Juiz de direito e membro da Academia Brasileira de Direito Civil, Pablo Stolze Gagliano antecedeu a fala do pastor. Ele questionou a iniciativa legislativa para barrar as uniões em xeque e, para ilustrar seu ponto, mencionou um caso que foi parar na Justiça. Envolvia “duas senhoras que conviveram com um senhor por 28 anos na mesma casa”.

“Eu, na condição de juiz, não conseguiria viver assim, mas aquelas pessoas viveram assim, e não posso colocar a minha perspectiva de mundo na perspectiva de outras pessoas.” Um magistrado, continuou, não pode “julgar com seu achismo”.

Para Gagliano, “esse tipo de proibição [prevista no projeto de lei] não vai impedir que na vida real essa situação aconteça”. Caberia ao Estado despir de todos os direitos, como o previdenciário (que regula pensões) e o sucessório (heranças), quem escolhe por livre e espontânea vontade adotar um modelo de vida alheio à monogamia?
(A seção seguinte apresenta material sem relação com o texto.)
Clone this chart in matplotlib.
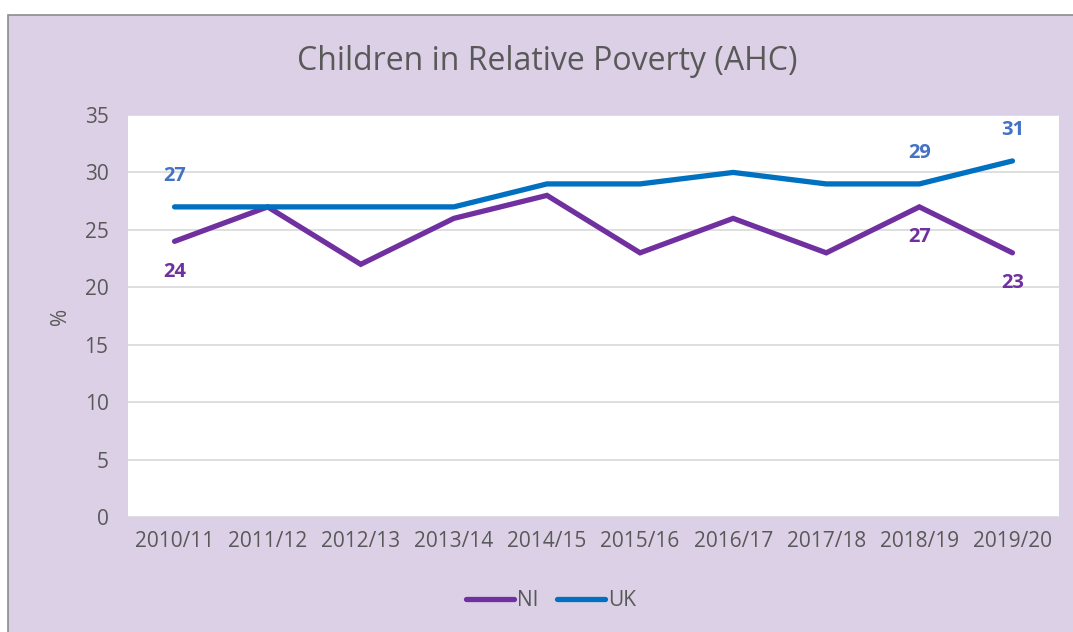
import matplotlib.pyplot as plt
from matplotlib.patches import Rectangle

# Child poverty rates, after housing costs
years = ['2010/11', '2011/12', '2012/13', '2013/14', '2014/15',
         '2015/16', '2016/17', '2017/18', '2018/19', '2019/20']
ni = [24, 27, 22, 26, 28, 23, 26, 23, 27, 23]
uk = [27, 27, 27, 27, 29, 29, 30, 29, 29, 31]

# indices of the points that carry a value label
ni_labelled = [0, 8, 9]
uk_labelled = [0, 8, 9]

bg = '#dcd0e6'
txt = '#595959'
ni_col = '#7030a0'
uk_col = '#0070c0'
uk_lab = '#4472c4'

plt.rcParams['font.family'] = ['Open Sans', 'DejaVu Sans']

W, H = 1073, 632
fig = plt.figure(figsize=(W / 100, H / 100), dpi=100)
fig.patch.set_facecolor('white')
# lilac chart frame, running off the right and bottom edges
fig.patches.append(Rectangle((8 / W, -0.1), 1.1, 1.1 - 15 / H, transform=fig.transFigure,
                             facecolor=bg, edgecolor='#8c8c8c', lw=1.2, zorder=-10))

ax = fig.add_axes([128 / W, 1 - 517 / H, (1059 - 128) / W, (517 - 115) / H])
ax.set_facecolor('white')

x = range(len(years))
ax.plot(x, ni, color=ni_col, lw=3.8, solid_capstyle='round', solid_joinstyle='miter', label='NI', zorder=3)
ax.plot(x, uk, color=uk_col, lw=3.8, solid_capstyle='round', solid_joinstyle='miter', label='UK', zorder=3)

for i in ni_labelled:
    ax.annotate(str(ni[i]), (i, ni[i]), xytext=(0, -22), textcoords='offset points',
                ha='center', va='center', color=ni_col, fontsize=14.5, fontweight='bold')
for i in uk_labelled:
    ax.annotate(str(uk[i]), (i, uk[i]), xytext=(0, 22), textcoords='offset points',
                ha='center', va='center', color=uk_lab, fontsize=14.5, fontweight='bold')

ax.set_xlim(-0.5, len(years) - 0.5)
ax.set_ylim(0, 35)
ax.set_yticks(range(0, 36, 5))
ax.set_xticks(list(x))
ax.set_xticklabels(years)
ax.grid(axis='y', color='#d9d9d9', lw=1.2)
ax.set_axisbelow(True)
for s in ax.spines.values():
    s.set_visible(False)
ax.tick_params(length=0, labelsize=15, labelcolor=txt)
ax.tick_params(axis='y', pad=14)
ax.tick_params(axis='x', pad=10)
ax.set_ylabel('%', color=txt, fontsize=15, labelpad=10)

fig.text(547 / W, 1 - 62 / H, 'Children in Relative Poverty (AHC)', ha='center', va='center',
         color=txt, fontsize=23)

fig.legend(loc='center', bbox_to_anchor=(551 / W, 1 - 601 / H), ncol=2, frameon=False,
           fontsize=15, labelcolor=txt, handlelength=2.3, handletextpad=0.15, columnspacing=0.9)

fig.savefig('out.png', dpi=100, facecolor=fig.get_facecolor())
Outra palestrante, Renata Cysne, diretora nacional do IBDFAM (Instituto Brasileiro de Direito de Família), defendeu que não há por que fingir que não existem famílias alternativas ao modelo tradicional de mãe, pai e filhos. Outros formatos, como os núcleos formados por avós e netos, exemplificou, estão por aí.

Mas um “falso moralismo” continua fechando os olhos para uma realidade plural, disse. “Estamos discutindo mais uma vez a marginalização, a invisibilidade de pessoas, de crianças que vivem nesses contextos familiares, porque elas existem e precisam ter a proteção do Estado.”

Cysne argumentou que não estão na berlinda as relações “escondidas entre quatro paredes”, como as de cônjuges enganados por pares que têm amantes. Tratam-se de relacionamentos consentidos por todas as partes e, segundo ela, devem ter respaldo legal.

Outro convidado, o advogado Marcos Alves da Silva, também do IBDFAM, reforçou a necessidade de zelar pelos direitos dessas famílias múltiplas.

Apesar das vozes divergentes no debate, a plateia de deputados já parecia ter um veredito formado: abaixo a poligamia. Os parlamentares inscritos para falar no microfone eram todos da base aliada do ex-presidente Jair Bolsonaro (PL), sem nenhum contraponto progressista.

Marco Feliciano chegou a chamar Malafaia de 514° deputado, exaltando-o como peça extra na Casa com 513 congressistas. Ex-presidente da bancada evangélica, Eli Borges ironizou que, se aceitarmos todas as demandas de minorias, em breve seria preciso “fazer lei para proteger abortistas e feministas”.

Silvia Waiãpi, indígena, disse que sua cultura acatava o poliamor, mas ela, não. Éder Mauro aproveitou os holofotes para acusar a esquerda de apoiar o Hamas, grupo terrorista palestino que atacou Israel em outubro.

Todos eles são do mesmo PL de Bolsonaro.